SOURCE EXCERPT -

————————

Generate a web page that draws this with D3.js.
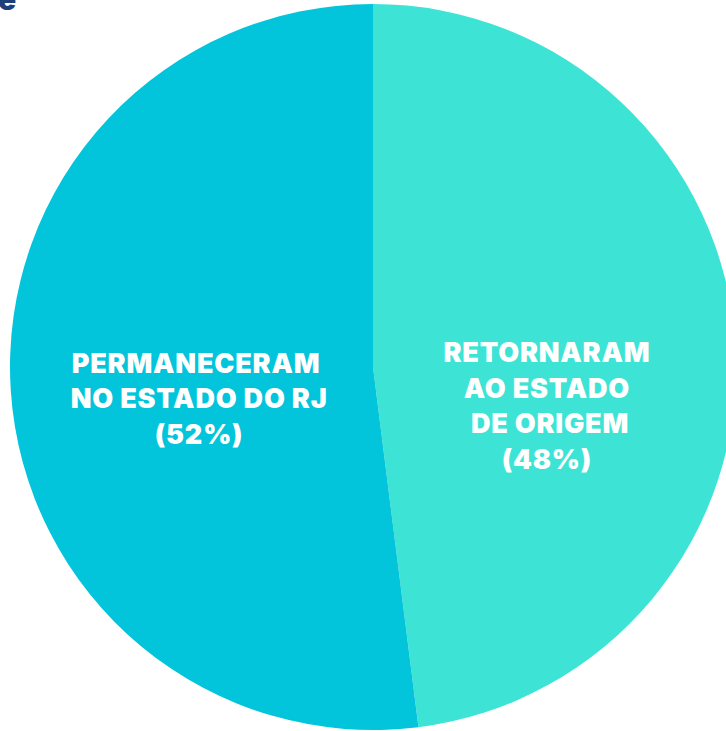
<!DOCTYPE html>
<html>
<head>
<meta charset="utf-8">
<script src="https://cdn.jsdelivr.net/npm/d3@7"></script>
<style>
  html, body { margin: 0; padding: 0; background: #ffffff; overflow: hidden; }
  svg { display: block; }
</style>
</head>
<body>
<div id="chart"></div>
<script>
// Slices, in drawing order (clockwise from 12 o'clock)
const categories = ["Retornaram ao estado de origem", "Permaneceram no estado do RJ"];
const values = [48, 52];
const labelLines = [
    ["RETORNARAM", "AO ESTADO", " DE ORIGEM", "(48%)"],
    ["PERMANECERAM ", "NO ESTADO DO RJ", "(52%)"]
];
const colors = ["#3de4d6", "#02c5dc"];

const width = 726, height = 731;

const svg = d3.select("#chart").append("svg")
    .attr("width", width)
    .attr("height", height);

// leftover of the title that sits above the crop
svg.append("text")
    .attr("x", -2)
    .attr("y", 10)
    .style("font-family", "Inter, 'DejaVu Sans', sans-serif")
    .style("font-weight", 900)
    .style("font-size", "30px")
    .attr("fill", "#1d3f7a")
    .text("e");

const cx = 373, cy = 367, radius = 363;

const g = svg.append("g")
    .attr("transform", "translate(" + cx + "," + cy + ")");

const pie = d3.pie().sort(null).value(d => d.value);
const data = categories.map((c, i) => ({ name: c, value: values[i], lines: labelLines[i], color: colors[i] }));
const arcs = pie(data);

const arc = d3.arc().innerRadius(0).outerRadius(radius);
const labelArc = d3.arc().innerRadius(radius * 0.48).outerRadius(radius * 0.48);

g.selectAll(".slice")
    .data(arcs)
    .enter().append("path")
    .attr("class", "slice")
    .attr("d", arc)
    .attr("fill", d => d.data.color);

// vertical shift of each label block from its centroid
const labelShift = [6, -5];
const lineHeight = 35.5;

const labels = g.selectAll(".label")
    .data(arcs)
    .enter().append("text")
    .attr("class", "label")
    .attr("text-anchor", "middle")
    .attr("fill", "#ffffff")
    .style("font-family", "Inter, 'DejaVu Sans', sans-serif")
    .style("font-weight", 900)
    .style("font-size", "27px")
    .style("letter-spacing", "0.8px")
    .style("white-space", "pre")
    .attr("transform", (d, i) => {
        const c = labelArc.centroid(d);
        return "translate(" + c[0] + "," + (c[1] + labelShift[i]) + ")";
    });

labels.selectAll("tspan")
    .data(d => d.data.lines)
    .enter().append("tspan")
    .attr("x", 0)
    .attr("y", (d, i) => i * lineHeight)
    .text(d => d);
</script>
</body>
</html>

————————

AIM OF THE TASK - From the data above, copy out every line with the string "that" in it.

RESULT BELOW -
Generate a web page that draws this with D3.js.
// leftover of the title that sits above the crop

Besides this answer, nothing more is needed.